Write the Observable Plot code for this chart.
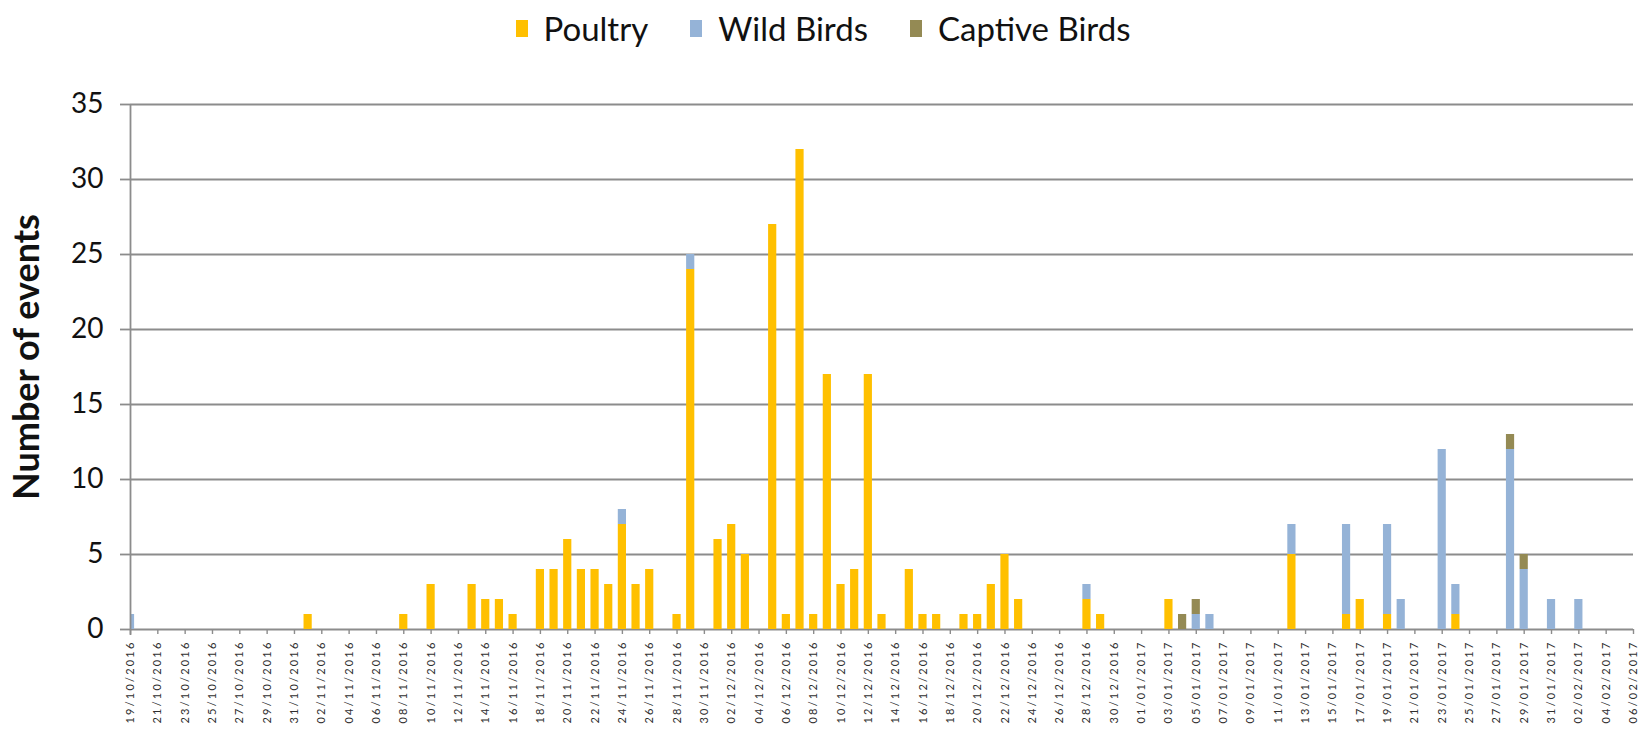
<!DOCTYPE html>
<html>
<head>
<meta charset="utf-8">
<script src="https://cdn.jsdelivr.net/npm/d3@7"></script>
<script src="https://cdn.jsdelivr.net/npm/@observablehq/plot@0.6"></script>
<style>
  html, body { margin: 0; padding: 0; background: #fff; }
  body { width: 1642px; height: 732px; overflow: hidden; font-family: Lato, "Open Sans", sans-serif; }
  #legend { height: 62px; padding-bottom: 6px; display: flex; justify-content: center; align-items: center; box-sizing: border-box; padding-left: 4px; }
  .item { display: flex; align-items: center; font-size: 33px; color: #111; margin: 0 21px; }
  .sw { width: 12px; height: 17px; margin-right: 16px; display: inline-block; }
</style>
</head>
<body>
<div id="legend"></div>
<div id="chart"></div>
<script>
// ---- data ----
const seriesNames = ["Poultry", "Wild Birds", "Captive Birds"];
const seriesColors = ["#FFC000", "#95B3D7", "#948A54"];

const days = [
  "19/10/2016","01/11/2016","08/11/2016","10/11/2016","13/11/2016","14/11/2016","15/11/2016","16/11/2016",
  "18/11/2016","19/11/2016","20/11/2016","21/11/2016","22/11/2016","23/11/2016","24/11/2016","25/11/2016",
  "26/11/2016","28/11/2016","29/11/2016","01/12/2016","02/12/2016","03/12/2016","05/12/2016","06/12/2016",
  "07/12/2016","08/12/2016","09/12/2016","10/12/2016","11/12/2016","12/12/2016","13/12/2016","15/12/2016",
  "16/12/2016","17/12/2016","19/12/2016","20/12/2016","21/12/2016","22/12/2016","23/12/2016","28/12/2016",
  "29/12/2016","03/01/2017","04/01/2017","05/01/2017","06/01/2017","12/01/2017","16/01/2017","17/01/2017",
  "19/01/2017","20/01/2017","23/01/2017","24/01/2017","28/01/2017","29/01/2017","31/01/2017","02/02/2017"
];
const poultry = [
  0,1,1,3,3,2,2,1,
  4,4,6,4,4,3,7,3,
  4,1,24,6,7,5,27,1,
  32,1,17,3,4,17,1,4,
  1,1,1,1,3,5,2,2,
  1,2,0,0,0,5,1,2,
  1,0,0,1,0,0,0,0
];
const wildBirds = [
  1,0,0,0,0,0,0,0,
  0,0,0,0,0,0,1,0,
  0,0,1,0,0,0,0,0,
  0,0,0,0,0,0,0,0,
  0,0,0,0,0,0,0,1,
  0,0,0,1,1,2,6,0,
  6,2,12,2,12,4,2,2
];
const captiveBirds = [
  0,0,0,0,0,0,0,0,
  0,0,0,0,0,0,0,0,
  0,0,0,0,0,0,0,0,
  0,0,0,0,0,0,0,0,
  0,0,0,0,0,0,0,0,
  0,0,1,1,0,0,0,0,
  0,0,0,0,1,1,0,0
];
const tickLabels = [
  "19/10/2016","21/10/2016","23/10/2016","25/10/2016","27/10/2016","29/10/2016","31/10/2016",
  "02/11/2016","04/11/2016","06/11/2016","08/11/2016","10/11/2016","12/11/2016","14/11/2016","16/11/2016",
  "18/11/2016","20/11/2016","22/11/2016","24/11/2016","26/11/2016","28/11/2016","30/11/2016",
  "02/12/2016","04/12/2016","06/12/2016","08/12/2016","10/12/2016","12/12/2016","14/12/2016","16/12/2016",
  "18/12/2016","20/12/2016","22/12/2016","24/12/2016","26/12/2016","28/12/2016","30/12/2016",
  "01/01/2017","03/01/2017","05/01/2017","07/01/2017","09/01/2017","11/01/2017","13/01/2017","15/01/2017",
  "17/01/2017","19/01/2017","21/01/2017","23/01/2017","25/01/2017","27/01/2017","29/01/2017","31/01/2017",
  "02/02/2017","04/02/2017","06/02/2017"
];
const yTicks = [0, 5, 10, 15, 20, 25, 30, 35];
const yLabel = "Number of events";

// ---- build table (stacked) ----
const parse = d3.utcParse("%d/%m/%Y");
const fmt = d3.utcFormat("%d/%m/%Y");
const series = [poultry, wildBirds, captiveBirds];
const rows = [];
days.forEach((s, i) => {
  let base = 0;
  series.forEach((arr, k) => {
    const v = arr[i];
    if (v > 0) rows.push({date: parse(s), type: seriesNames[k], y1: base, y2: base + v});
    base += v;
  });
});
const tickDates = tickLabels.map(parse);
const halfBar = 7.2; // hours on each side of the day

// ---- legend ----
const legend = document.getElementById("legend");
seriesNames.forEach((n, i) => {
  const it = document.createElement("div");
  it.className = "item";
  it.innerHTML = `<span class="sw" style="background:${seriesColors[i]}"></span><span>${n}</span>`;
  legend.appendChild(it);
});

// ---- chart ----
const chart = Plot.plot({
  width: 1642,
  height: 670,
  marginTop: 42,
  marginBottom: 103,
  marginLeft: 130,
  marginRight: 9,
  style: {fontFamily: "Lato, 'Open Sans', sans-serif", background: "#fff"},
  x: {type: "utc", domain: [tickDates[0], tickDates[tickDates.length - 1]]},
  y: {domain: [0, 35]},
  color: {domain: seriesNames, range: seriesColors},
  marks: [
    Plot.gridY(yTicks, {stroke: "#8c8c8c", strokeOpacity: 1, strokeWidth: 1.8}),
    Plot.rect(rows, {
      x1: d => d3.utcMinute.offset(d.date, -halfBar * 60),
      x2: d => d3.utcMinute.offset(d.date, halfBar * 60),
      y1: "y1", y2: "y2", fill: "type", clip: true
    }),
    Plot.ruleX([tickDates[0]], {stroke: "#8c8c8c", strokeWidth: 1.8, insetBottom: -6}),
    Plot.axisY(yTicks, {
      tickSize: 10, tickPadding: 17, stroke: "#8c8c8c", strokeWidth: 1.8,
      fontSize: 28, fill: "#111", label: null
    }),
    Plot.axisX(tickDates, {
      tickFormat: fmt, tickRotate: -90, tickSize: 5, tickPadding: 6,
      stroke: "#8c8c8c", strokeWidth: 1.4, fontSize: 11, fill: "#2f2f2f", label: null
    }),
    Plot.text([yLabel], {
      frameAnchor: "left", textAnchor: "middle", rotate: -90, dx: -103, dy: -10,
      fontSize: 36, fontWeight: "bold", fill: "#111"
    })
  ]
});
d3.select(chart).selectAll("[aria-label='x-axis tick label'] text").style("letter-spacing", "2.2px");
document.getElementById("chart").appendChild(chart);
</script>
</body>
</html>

What is being asked:
Return each line of the data, keeping its wording exact and omitting pictures.

Written answer:
Write the Observable Plot code for this chart.
<!DOCTYPE html>
<html>
<head>
<meta charset="utf-8">
<script src="https://cdn.jsdelivr.net/npm/d3@7"></script>
<script src="https://cdn.jsdelivr.net/npm/@observablehq/plot@0.6"></script>
<style>
  html, body { margin: 0; padding: 0; background: #fff; }
  body { width: 1642px; height: 732px; overflow: hidden; font-family: Lato, "Open Sans", sans-serif; }
  #legend { height: 62px; padding-bottom: 6px; display: flex; justify-content: center; align-items: center; box-sizing: border-box; padding-left: 4px; }
  .item { display: flex; align-items: center; font-size: 33px; color: #111; margin: 0 21px; }
  .sw { width: 12px; height: 17px; margin-right: 16px; display: inline-block; }
</style>
</head>
<body>
<div id="legend"></div>
<div id="chart"></div>
<script>
// ---- data ----
const seriesNames = ["Poultry", "Wild Birds", "Captive Birds"];
const seriesColors = ["#FFC000", "#95B3D7", "#948A54"];

const days = [
  "19/10/2016","01/11/2016","08/11/2016","10/11/2016","13/11/2016","14/11/2016","15/11/2016","16/11/2016",
  "18/11/2016","19/11/2016","20/11/2016","21/11/2016","22/11/2016","23/11/2016","24/11/2016","25/11/2016",
  "26/11/2016","28/11/2016","29/11/2016","01/12/2016","02/12/2016","03/12/2016","05/12/2016","06/12/2016",
  "07/12/2016","08/12/2016","09/12/2016","10/12/2016","11/12/2016","12/12/2016","13/12/2016","15/12/2016",
  "16/12/2016","17/12/2016","19/12/2016","20/12/2016","21/12/2016","22/12/2016","23/12/2016","28/12/2016",
  "29/12/2016","03/01/2017","04/01/2017","05/01/2017","06/01/2017","12/01/2017","16/01/2017","17/01/2017",
  "19/01/2017","20/01/2017","23/01/2017","24/01/2017","28/01/2017","29/01/2017","31/01/2017","02/02/2017"
];
const poultry = [
  0,1,1,3,3,2,2,1,
  4,4,6,4,4,3,7,3,
  4,1,24,6,7,5,27,1,
  32,1,17,3,4,17,1,4,
  1,1,1,1,3,5,2,2,
  1,2,0,0,0,5,1,2,
  1,0,0,1,0,0,0,0
];
const wildBirds = [
  1,0,0,0,0,0,0,0,
  0,0,0,0,0,0,1,0,
  0,0,1,0,0,0,0,0,
  0,0,0,0,0,0,0,0,
  0,0,0,0,0,0,0,1,
  0,0,0,1,1,2,6,0,
  6,2,12,2,12,4,2,2
];
const captiveBirds = [
  0,0,0,0,0,0,0,0,
  0,0,0,0,0,0,0,0,
  0,0,0,0,0,0,0,0,
  0,0,0,0,0,0,0,0,
  0,0,0,0,0,0,0,0,
  0,0,1,1,0,0,0,0,
  0,0,0,0,1,1,0,0
];
const tickLabels = [
  "19/10/2016","21/10/2016","23/10/2016","25/10/2016","27/10/2016","29/10/2016","31/10/2016",
  "02/11/2016","04/11/2016","06/11/2016","08/11/2016","10/11/2016","12/11/2016","14/11/2016","16/11/2016",
  "18/11/2016","20/11/2016","22/11/2016","24/11/2016","26/11/2016","28/11/2016","30/11/2016",
  "02/12/2016","04/12/2016","06/12/2016","08/12/2016","10/12/2016","12/12/2016","14/12/2016","16/12/2016",
  "18/12/2016","20/12/2016","22/12/2016","24/12/2016","26/12/2016","28/12/2016","30/12/2016",
  "01/01/2017","03/01/2017","05/01/2017","07/01/2017","09/01/2017","11/01/2017","13/01/2017","15/01/2017",
  "17/01/2017","19/01/2017","21/01/2017","23/01/2017","25/01/2017","27/01/2017","29/01/2017","31/01/2017",
  "02/02/2017","04/02/2017","06/02/2017"
];
const yTicks = [0, 5, 10, 15, 20, 25, 30, 35];
const yLabel = "Number of events";

// ---- build table (stacked) ----
const parse = d3.utcParse("%d/%m/%Y");
const fmt = d3.utcFormat("%d/%m/%Y");
const series = [poultry, wildBirds, captiveBirds];
const rows = [];
days.forEach((s, i) => {
  let base = 0;
  series.forEach((arr, k) => {
    const v = arr[i];
    if (v > 0) rows.push({date: parse(s), type: seriesNames[k], y1: base, y2: base + v});
    base += v;
  });
});
const tickDates = tickLabels.map(parse);
const halfBar = 7.2; // hours on each side of the day

// ---- legend ----
const legend = document.getElementById("legend");
seriesNames.forEach((n, i) => {
  const it = document.createElement("div");
  it.className = "item";
  it.innerHTML = `<span class="sw" style="background:${seriesColors[i]}"></span><span>${n}</span>`;
  legend.appendChild(it);
});

// ---- chart ----
const chart = Plot.plot({
  width: 1642,
  height: 670,
  marginTop: 42,
  marginBottom: 103,
  marginLeft: 130,
  marginRight: 9,
  style: {fontFamily: "Lato, 'Open Sans', sans-serif", background: "#fff"},
  x: {type: "utc", domain: [tickDates[0], tickDates[tickDates.length - 1]]},
  y: {domain: [0, 35]},
  color: {domain: seriesNames, range: seriesColors},
  marks: [
    Plot.gridY(yTicks, {stroke: "#8c8c8c", strokeOpacity: 1, strokeWidth: 1.8}),
    Plot.rect(rows, {
      x1: d => d3.utcMinute.offset(d.date, -halfBar * 60),
      x2: d => d3.utcMinute.offset(d.date, halfBar * 60),
      y1: "y1", y2: "y2", fill: "type", clip: true
    }),
    Plot.ruleX([tickDates[0]], {stroke: "#8c8c8c", strokeWidth: 1.8, insetBottom: -6}),
    Plot.axisY(yTicks, {
      tickSize: 10, tickPadding: 17, stroke: "#8c8c8c", strokeWidth: 1.8,
      fontSize: 28, fill: "#111", label: null
    }),
    Plot.axisX(tickDates, {
      tickFormat: fmt, tickRotate: -90, tickSize: 5, tickPadding: 6,
      stroke: "#8c8c8c", strokeWidth: 1.4, fontSize: 11, fill: "#2f2f2f", label: null
    }),
    Plot.text([yLabel], {
      frameAnchor: "left", textAnchor: "middle", rotate: -90, dx: -103, dy: -10,
      fontSize: 36, fontWeight: "bold", fill: "#111"
    })
  ]
});
d3.select(chart).selectAll("[aria-label='x-axis tick label'] text").style("letter-spacing", "2.2px");
document.getElementById("chart").appendChild(chart);
</script>
</body>
</html>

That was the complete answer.